JoeTaicoon
JoeTaicoon

Reputation: 1567

C++ AMP fixed length recursion and tree traversal

Using C++ AMP I need to travel a quad tree with a maximal depth of 10. I was aware that C++ AMP does not support recursion, due to it not requiring the device to have a stack, but I was expecting it to be able to roll out a small limited recursion depth call tree, so it could still be inlined and handled without a stack.

Like

int recur(int i) restrict(amp) {
    if (i <= 1) return 1;
    else if (i > 5) return 1000; //just dummy code to limit the depth
    else return i + recur(i - 1);
}

No suck luck, it seems. Is there really no exceptions to the rule of no recursion?

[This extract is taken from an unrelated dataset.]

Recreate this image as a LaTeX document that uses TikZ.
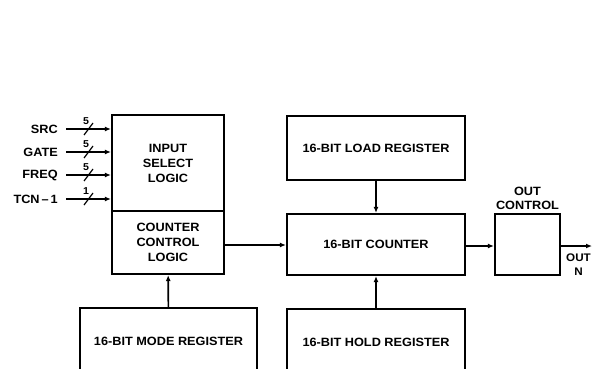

In relation to this question, I wonder what is the common way to travel a tree using C++ AMP. Obviously I can make my own per-thread stack and then push current node before going deeper, and pop on the way back up, or I can extend my tree to hold "pointers" back up the tree and not only downwards, but...

being unable to find any examples showing C++ AMP tree traversal I wonder what a best practice here would be?

Edit: I am doing this for neighbor finding in a 2D domain. I have n randomly positioned points and need to find the nearest neighbors for each point. The points are in a single 1D array ordered by a space filling curve ( https://en.wikipedia.org/wiki/Z-order_curve ), so points which are close in the 1D array tend to be close in 2D as well, which in turn means that they tend to share many of the same neighbors as well.

Upvotes: 0

Views: 239

Answers (2)

Pruyque
Pruyque

Reputation: 382

If you know a maximum recursion depth, you could use templates to let the compiler roll out your recursion up to the maximum depth:

template <int I>
int recur(int i) restrict(amp) {
    if (i <= 1) return 1;
    else if (i > 5) return 1000; //just dummy code to limit the depth
    else return i + recur<I-1>(i - 1);
}

template<>
int recur<0>(int i) restrict(amp)
{ // maximum depth reached...
    return 1000;
}   

void f() restrict(amp)
{
    recur<10 /* maximum depth */>(3);
}

Upvotes: 0

Quxflux
Quxflux

Reputation: 3303

Although this question is outdated, I want to give some advice which applies not only to C++ AMP but to all GPGPU applications trying to perform nearest neighbour queries.

There are several ways to circumvent the usage of a stack in the GPU kernel. One approach which I was using (in OpenCL) is the utilisation of so called history-flags. The approach is described in a GDC presentation called Parallelizing the Physics Pipeline.
The idea is to store 4 bits per level of the tree. Each 4 bits encode unambiguously which node needs to be visited next. Unfortunately the needed size for the history-flags is too large to fit in thread-private memory, you would have to place them in tile_static memory where you have to watch out for bank conflicts.

Performing a radius search in my experience comes with some problems which are not to be solved efficiently on a GPU. First, since you are performing a radius search, you don't know how many neighbours there will be for a single point, but you will have to provide space to save the corresponding points beforehand. In the end you will end up with an kNN-search with a limited search-radius. Depending on the problem you are trying to solve, this might already be a deal breaker.
Since you need to find the closest points, you somehow have to sort the nearest neighbour candidates which ends up in some sort of heap structure. At this point thread-divergence will diminish any performance gain (except the points are evenly distributed).